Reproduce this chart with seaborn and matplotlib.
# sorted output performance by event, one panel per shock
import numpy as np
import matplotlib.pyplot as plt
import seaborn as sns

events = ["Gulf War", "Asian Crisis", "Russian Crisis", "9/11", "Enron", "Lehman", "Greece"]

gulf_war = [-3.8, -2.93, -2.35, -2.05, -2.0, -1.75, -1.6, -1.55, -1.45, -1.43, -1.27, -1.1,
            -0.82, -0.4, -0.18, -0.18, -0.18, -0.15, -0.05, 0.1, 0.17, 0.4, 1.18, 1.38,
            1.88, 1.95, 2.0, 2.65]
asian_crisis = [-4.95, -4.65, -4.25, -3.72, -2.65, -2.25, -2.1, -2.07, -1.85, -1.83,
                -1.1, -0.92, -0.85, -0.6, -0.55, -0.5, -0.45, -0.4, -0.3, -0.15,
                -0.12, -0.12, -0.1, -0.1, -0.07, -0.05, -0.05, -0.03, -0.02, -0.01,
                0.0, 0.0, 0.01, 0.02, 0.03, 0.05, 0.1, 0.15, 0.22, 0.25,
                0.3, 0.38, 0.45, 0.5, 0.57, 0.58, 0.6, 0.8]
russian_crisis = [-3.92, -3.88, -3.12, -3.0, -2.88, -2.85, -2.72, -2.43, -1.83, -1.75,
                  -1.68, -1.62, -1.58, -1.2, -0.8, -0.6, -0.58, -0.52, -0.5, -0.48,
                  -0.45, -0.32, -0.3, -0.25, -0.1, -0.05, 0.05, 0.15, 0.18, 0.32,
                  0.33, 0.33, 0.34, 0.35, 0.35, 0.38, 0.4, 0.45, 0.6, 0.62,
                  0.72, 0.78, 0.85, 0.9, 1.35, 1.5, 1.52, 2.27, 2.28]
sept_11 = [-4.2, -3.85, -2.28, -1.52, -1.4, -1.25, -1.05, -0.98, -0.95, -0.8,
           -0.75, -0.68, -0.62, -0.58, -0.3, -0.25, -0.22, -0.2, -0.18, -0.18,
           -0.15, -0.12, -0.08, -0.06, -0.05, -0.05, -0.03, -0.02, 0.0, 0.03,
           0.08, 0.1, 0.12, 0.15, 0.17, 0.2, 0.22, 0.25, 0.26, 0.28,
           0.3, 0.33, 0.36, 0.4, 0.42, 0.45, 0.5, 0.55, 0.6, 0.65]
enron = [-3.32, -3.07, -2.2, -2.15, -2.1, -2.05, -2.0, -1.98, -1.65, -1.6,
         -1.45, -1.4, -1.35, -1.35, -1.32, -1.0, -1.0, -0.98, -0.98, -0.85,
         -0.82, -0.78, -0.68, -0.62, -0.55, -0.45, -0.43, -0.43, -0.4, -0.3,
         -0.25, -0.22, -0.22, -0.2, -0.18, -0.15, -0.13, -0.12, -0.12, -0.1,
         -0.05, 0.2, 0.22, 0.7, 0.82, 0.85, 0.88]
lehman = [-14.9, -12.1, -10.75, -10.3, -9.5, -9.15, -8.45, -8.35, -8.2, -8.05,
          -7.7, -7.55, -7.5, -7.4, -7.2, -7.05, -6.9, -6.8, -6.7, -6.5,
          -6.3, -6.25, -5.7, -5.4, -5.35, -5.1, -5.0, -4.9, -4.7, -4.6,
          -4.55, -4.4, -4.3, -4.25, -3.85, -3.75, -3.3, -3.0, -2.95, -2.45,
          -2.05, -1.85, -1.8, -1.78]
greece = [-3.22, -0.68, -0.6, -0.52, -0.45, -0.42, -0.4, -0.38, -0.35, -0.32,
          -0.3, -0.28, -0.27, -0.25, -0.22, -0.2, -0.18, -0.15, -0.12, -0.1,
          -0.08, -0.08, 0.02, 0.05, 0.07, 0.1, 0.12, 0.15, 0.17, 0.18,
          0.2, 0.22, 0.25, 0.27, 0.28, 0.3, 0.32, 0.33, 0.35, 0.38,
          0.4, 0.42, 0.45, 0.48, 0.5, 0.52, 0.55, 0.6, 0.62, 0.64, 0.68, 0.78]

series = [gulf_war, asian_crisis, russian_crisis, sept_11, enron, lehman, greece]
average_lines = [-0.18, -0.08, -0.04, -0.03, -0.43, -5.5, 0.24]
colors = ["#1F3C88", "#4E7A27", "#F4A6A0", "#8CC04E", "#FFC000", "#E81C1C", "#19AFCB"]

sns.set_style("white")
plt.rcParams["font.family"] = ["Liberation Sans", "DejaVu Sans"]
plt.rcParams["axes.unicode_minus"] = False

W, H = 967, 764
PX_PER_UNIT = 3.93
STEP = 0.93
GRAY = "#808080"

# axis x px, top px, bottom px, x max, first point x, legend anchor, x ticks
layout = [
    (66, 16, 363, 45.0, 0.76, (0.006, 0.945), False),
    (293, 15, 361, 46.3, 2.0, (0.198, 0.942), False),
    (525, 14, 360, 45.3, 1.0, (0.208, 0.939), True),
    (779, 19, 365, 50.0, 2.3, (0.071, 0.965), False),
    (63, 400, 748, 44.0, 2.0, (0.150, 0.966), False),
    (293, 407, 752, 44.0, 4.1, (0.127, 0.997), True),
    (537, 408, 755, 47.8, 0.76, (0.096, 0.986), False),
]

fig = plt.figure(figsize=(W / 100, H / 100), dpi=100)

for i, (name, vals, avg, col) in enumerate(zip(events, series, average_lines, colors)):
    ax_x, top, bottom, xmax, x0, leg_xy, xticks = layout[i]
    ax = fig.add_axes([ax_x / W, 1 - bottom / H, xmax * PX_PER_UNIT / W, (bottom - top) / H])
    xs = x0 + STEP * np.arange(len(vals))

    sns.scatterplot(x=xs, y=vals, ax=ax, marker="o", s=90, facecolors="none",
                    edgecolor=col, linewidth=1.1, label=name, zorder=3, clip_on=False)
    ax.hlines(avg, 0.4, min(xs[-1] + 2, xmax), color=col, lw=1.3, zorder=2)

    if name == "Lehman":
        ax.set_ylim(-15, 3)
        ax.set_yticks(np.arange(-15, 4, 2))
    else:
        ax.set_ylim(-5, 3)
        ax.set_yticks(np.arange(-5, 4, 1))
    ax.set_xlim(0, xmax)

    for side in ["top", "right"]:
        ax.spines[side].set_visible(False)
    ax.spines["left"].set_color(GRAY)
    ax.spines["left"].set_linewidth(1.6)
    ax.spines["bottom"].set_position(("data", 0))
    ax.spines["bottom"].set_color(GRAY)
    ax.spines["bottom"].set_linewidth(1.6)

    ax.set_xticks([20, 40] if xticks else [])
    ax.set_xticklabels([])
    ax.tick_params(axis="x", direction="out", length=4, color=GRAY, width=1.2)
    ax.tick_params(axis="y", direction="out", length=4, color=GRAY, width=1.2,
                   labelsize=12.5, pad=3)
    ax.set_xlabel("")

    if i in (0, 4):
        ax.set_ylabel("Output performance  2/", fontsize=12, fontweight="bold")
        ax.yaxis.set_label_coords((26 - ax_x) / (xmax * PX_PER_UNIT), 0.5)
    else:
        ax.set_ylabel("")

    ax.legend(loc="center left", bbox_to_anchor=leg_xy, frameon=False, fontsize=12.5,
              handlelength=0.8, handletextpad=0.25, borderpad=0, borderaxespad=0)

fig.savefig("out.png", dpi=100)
----
▶ **Given instruction**
Each line of the material should be duplicated exactly, please.

▶ **Complete response**
Reproduce this chart with seaborn and matplotlib.
# sorted output performance by event, one panel per shock
import numpy as np
import matplotlib.pyplot as plt
import seaborn as sns

events = ["Gulf War", "Asian Crisis", "Russian Crisis", "9/11", "Enron", "Lehman", "Greece"]

gulf_war = [-3.8, -2.93, -2.35, -2.05, -2.0, -1.75, -1.6, -1.55, -1.45, -1.43, -1.27, -1.1,
            -0.82, -0.4, -0.18, -0.18, -0.18, -0.15, -0.05, 0.1, 0.17, 0.4, 1.18, 1.38,
            1.88, 1.95, 2.0, 2.65]
asian_crisis = [-4.95, -4.65, -4.25, -3.72, -2.65, -2.25, -2.1, -2.07, -1.85, -1.83,
                -1.1, -0.92, -0.85, -0.6, -0.55, -0.5, -0.45, -0.4, -0.3, -0.15,
                -0.12, -0.12, -0.1, -0.1, -0.07, -0.05, -0.05, -0.03, -0.02, -0.01,
                0.0, 0.0, 0.01, 0.02, 0.03, 0.05, 0.1, 0.15, 0.22, 0.25,
                0.3, 0.38, 0.45, 0.5, 0.57, 0.58, 0.6, 0.8]
russian_crisis = [-3.92, -3.88, -3.12, -3.0, -2.88, -2.85, -2.72, -2.43, -1.83, -1.75,
                  -1.68, -1.62, -1.58, -1.2, -0.8, -0.6, -0.58, -0.52, -0.5, -0.48,
                  -0.45, -0.32, -0.3, -0.25, -0.1, -0.05, 0.05, 0.15, 0.18, 0.32,
                  0.33, 0.33, 0.34, 0.35, 0.35, 0.38, 0.4, 0.45, 0.6, 0.62,
                  0.72, 0.78, 0.85, 0.9, 1.35, 1.5, 1.52, 2.27, 2.28]
sept_11 = [-4.2, -3.85, -2.28, -1.52, -1.4, -1.25, -1.05, -0.98, -0.95, -0.8,
           -0.75, -0.68, -0.62, -0.58, -0.3, -0.25, -0.22, -0.2, -0.18, -0.18,
           -0.15, -0.12, -0.08, -0.06, -0.05, -0.05, -0.03, -0.02, 0.0, 0.03,
           0.08, 0.1, 0.12, 0.15, 0.17, 0.2, 0.22, 0.25, 0.26, 0.28,
           0.3, 0.33, 0.36, 0.4, 0.42, 0.45, 0.5, 0.55, 0.6, 0.65]
enron = [-3.32, -3.07, -2.2, -2.15, -2.1, -2.05, -2.0, -1.98, -1.65, -1.6,
         -1.45, -1.4, -1.35, -1.35, -1.32, -1.0, -1.0, -0.98, -0.98, -0.85,
         -0.82, -0.78, -0.68, -0.62, -0.55, -0.45, -0.43, -0.43, -0.4, -0.3,
         -0.25, -0.22, -0.22, -0.2, -0.18, -0.15, -0.13, -0.12, -0.12, -0.1,
         -0.05, 0.2, 0.22, 0.7, 0.82, 0.85, 0.88]
lehman = [-14.9, -12.1, -10.75, -10.3, -9.5, -9.15, -8.45, -8.35, -8.2, -8.05,
          -7.7, -7.55, -7.5, -7.4, -7.2, -7.05, -6.9, -6.8, -6.7, -6.5,
          -6.3, -6.25, -5.7, -5.4, -5.35, -5.1, -5.0, -4.9, -4.7, -4.6,
          -4.55, -4.4, -4.3, -4.25, -3.85, -3.75, -3.3, -3.0, -2.95, -2.45,
          -2.05, -1.85, -1.8, -1.78]
greece = [-3.22, -0.68, -0.6, -0.52, -0.45, -0.42, -0.4, -0.38, -0.35, -0.32,
          -0.3, -0.28, -0.27, -0.25, -0.22, -0.2, -0.18, -0.15, -0.12, -0.1,
          -0.08, -0.08, 0.02, 0.05, 0.07, 0.1, 0.12, 0.15, 0.17, 0.18,
          0.2, 0.22, 0.25, 0.27, 0.28, 0.3, 0.32, 0.33, 0.35, 0.38,
          0.4, 0.42, 0.45, 0.48, 0.5, 0.52, 0.55, 0.6, 0.62, 0.64, 0.68, 0.78]

series = [gulf_war, asian_crisis, russian_crisis, sept_11, enron, lehman, greece]
average_lines = [-0.18, -0.08, -0.04, -0.03, -0.43, -5.5, 0.24]
colors = ["#1F3C88", "#4E7A27", "#F4A6A0", "#8CC04E", "#FFC000", "#E81C1C", "#19AFCB"]

sns.set_style("white")
plt.rcParams["font.family"] = ["Liberation Sans", "DejaVu Sans"]
plt.rcParams["axes.unicode_minus"] = False

W, H = 967, 764
PX_PER_UNIT = 3.93
STEP = 0.93
GRAY = "#808080"

# axis x px, top px, bottom px, x max, first point x, legend anchor, x ticks
layout = [
    (66, 16, 363, 45.0, 0.76, (0.006, 0.945), False),
    (293, 15, 361, 46.3, 2.0, (0.198, 0.942), False),
    (525, 14, 360, 45.3, 1.0, (0.208, 0.939), True),
    (779, 19, 365, 50.0, 2.3, (0.071, 0.965), False),
    (63, 400, 748, 44.0, 2.0, (0.150, 0.966), False),
    (293, 407, 752, 44.0, 4.1, (0.127, 0.997), True),
    (537, 408, 755, 47.8, 0.76, (0.096, 0.986), False),
]

fig = plt.figure(figsize=(W / 100, H / 100), dpi=100)

for i, (name, vals, avg, col) in enumerate(zip(events, series, average_lines, colors)):
    ax_x, top, bottom, xmax, x0, leg_xy, xticks = layout[i]
    ax = fig.add_axes([ax_x / W, 1 - bottom / H, xmax * PX_PER_UNIT / W, (bottom - top) / H])
    xs = x0 + STEP * np.arange(len(vals))

    sns.scatterplot(x=xs, y=vals, ax=ax, marker="o", s=90, facecolors="none",
                    edgecolor=col, linewidth=1.1, label=name, zorder=3, clip_on=False)
    ax.hlines(avg, 0.4, min(xs[-1] + 2, xmax), color=col, lw=1.3, zorder=2)

    if name == "Lehman":
        ax.set_ylim(-15, 3)
        ax.set_yticks(np.arange(-15, 4, 2))
    else:
        ax.set_ylim(-5, 3)
        ax.set_yticks(np.arange(-5, 4, 1))
    ax.set_xlim(0, xmax)

    for side in ["top", "right"]:
        ax.spines[side].set_visible(False)
    ax.spines["left"].set_color(GRAY)
    ax.spines["left"].set_linewidth(1.6)
    ax.spines["bottom"].set_position(("data", 0))
    ax.spines["bottom"].set_color(GRAY)
    ax.spines["bottom"].set_linewidth(1.6)

    ax.set_xticks([20, 40] if xticks else [])
    ax.set_xticklabels([])
    ax.tick_params(axis="x", direction="out", length=4, color=GRAY, width=1.2)
    ax.tick_params(axis="y", direction="out", length=4, color=GRAY, width=1.2,
                   labelsize=12.5, pad=3)
    ax.set_xlabel("")

    if i in (0, 4):
        ax.set_ylabel("Output performance  2/", fontsize=12, fontweight="bold")
        ax.yaxis.set_label_coords((26 - ax_x) / (xmax * PX_PER_UNIT), 0.5)
    else:
        ax.set_ylabel("")

    ax.legend(loc="center left", bbox_to_anchor=leg_xy, frameon=False, fontsize=12.5,
              handlelength=0.8, handletextpad=0.25, borderpad=0, borderaxespad=0)

fig.savefig("out.png", dpi=100)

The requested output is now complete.